Not every “home-grown” boy who gets carried away with Potomac fever has hailed from the “Flyover Country” in the mid-American Red States. The east coast state of Maryland — right next door to Washington - canned their veteran Senator Millard Tydings in the same year Lucas got the pink slip.

Tydings chaired a stacked committee that tried to deep-six McCarthy and his charges. Marylanders saw through it, and ended his 24-year Senate career. As Morris Beale, author of “Red Rat Race” said in his book, “It was bad tidings for Millard” on election night, and the senior senator was left with “a scowl on his face” that had not disappeared since then.

Bottom line: All the above “very important people” were replaced by better men who did not forget who sent them to represent their interests. One of the worst things a politician can do is to get the idea that he is indispensable.

Daschle was brought down when his high profile obstructionism made front pages everywhere, including Sioux Falls and environs. It was he who led the Democrat charge in the Senate to filibuster indiscriminately a healthy share of the Bush agenda. If the cause of blocking the president could be served, Daschle gave no quarter. So South Dakotans replaced him with former Congressman John Thune.

Free Congress Foundation President Paul Weyrich tells NewsMax he believes the Democrats, now smaller in number and with their hard-charging leader gone, may think twice before they play the obstructionist game. That test will likely come when President Bush makes his first Supreme Court nomination.

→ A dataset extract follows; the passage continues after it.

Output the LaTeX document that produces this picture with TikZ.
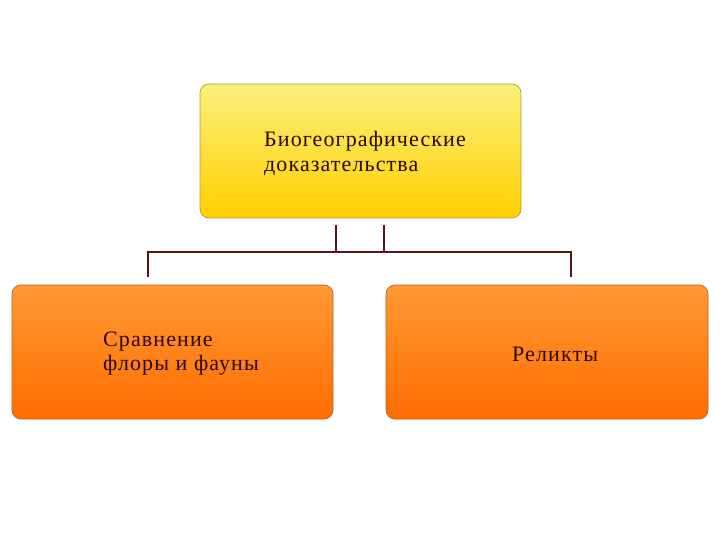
\documentclass[tikz,border=0pt]{standalone}
\usepackage{fontspec}
\setmainfont{Liberation Serif}[LetterSpace=5]
\begin{document}
\begin{tikzpicture}[x=1pt,y=-1pt,
  ybox/.style={draw=ybrd, line width=0.7pt, rounded corners=9pt, top color=ytop, bottom color=ybot},
  obox/.style={draw=obrd, line width=0.7pt, rounded corners=9pt, top color=otop, bottom color=obot},
  lbl/.style={font=\fontsize{22}{24.5}\selectfont, align=left, anchor=base west, inner sep=0pt, text=txtcol},
  conn/.style={draw=conncol, line width=2pt}]
\definecolor{ytop}{HTML}{FBEF7C}
\definecolor{ybot}{HTML}{FFD000}
\definecolor{ybrd}{HTML}{B89A2A}
\definecolor{otop}{HTML}{FF9A35}
\definecolor{obot}{HTML}{FF6C00}
\definecolor{obrd}{HTML}{C0601A}
\definecolor{conncol}{HTML}{5A1212}
\definecolor{txtcol}{HTML}{2A0A00}
\useasboundingbox (0,0) rectangle (720,540);
\path[ybox] (200,84) rectangle (521,218);
\path[obox] (12,285) rectangle (333,419);
\path[obox] (386,285) rectangle (708,419);
\node[lbl] (ttxt) at (264,171.5) {Биогеографические\\доказательства};
\node[lbl] (ltxt) at (103,370.5) {Сравнение\\флоры и фауны};
\node[lbl] (rtxt) at (512,361) {Реликты};
\coordinate (a1) at (336,225);
\coordinate (a2) at (384,225);
\coordinate (b1) at (148,277);
\coordinate (b2) at (571,277);
\draw[conn] (a2) -- (384,252) -- (148,252) -- (b1);
\draw[conn] (a1) -- (336,252) -- (571,252) -- (b2);
\end{tikzpicture}
\end{document}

It is customary for the Senate leadership to appoint junior senators to the boring task of presiding over the often marathon sessions. If the Democrats in the Senate try to follow the Daschle filibuster recipe, Senate Majority Leader Bill Frist would do well to assign freshman Senator Thune to preside over that debate. It would serve as a reminder of what can happen when very important people lose touch with the folks who sent them to Washington.